Georgia Secretary of State Brad Raffensperger said his office is fully cooperating with Fulton County’s investigation into a phone conversation held with then-President Donald Trump.
Raffensperger said his office would be “supporting [Fulton County’s] efforts” as it investigates a Jan. 2 phone call in which Trump directed him to find the votes needed to overturn the state in his favor.
“Well, it’s an ongoing investigation, and that’s a Fulton County investigation, and we’re fully cooperating with the district attorney,” he told CNN’s Jim Acosta Saturday evening.
The secretary of state rejected claims from Fulton County District Attorney Fani Willis’s office, which has reportedly been frustrated with Raffensperger’s level of cooperation in the investigation, according to multiple outlets.
“[The claims of lack of cooperation are] false,” he said. “We’ve retained counsel for the secretary of state’s office in lieu of the attorney general’s office, and they can coordinate and ask whatever questions they want and what they need, but we’ll fully cooperate, obviously.”

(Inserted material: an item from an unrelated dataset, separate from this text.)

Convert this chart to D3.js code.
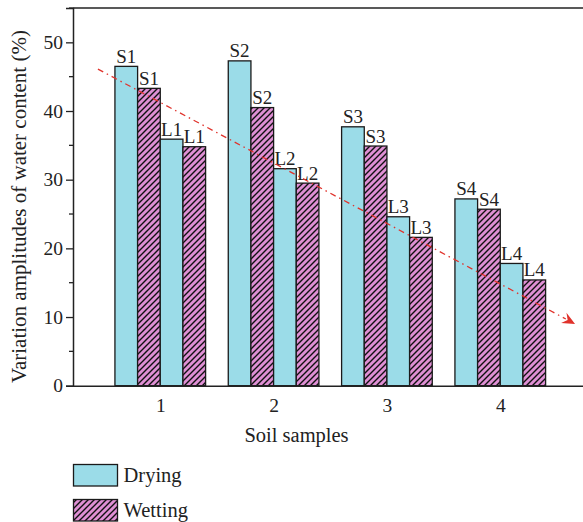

When questioned by Acosta about whether his support for Georgia’s controversial voting law amounted to “rewarding bad behavior” after Trump told “a big lie about the election,” Raffensperger explained his support for the new legislation.
“The reforms that are in this bill are to really address and make elections more efficient,” he said, adding that the reform “has nothing to do with what happened back in November or in the January period up in D.C.”
Georgia’s controversial voter reforms, signed into law by Gov. Brian Kemp on March 25, impose voter identification requirements for absentee ballots, authorize state officials the authority to make changes to county elections boards and the use of ballot drop boxes, and make it a crime for politically affiliated persons to approach voters in line within 150 feet of a polling place to offer food and water.
While panned by Democrats and many corporations as tantamount to voter suppression, the legislation has been applauded by Republicans, including Raffensperger, who say the reforms will shore up election integrity.
Despite his support for the law, Raffensperger has bucked the party line in recent months. After the Jan. 2 phone call with Trump was leaked to the press, the secretary of state rebuked the president, saying he was “just plain wrong” in his accusations of voter fraud.
“We’ve never found systemic fraud — not enough to overturn the election. We have over 250 cases right now … but right now, we don’t see anything that would overturn, you know, the will of the people here in Georgia,” he said in December.
Raffensperger’s repudiation of Trump led to him being ostracized by many in the GOP. He was denied election as a Republican delegate in his precinct and failed to secure a nomination.
Trump has since endorsed a Republican challenger who has echoed his claims of fraud.
President Joe Biden won Georgia’s 16 electoral votes in the 2020 presidential election by a narrow margin after multiple recounts. He was the first Democratic presidential candidate to carry the Peach State since former President Bill Clinton in 1992.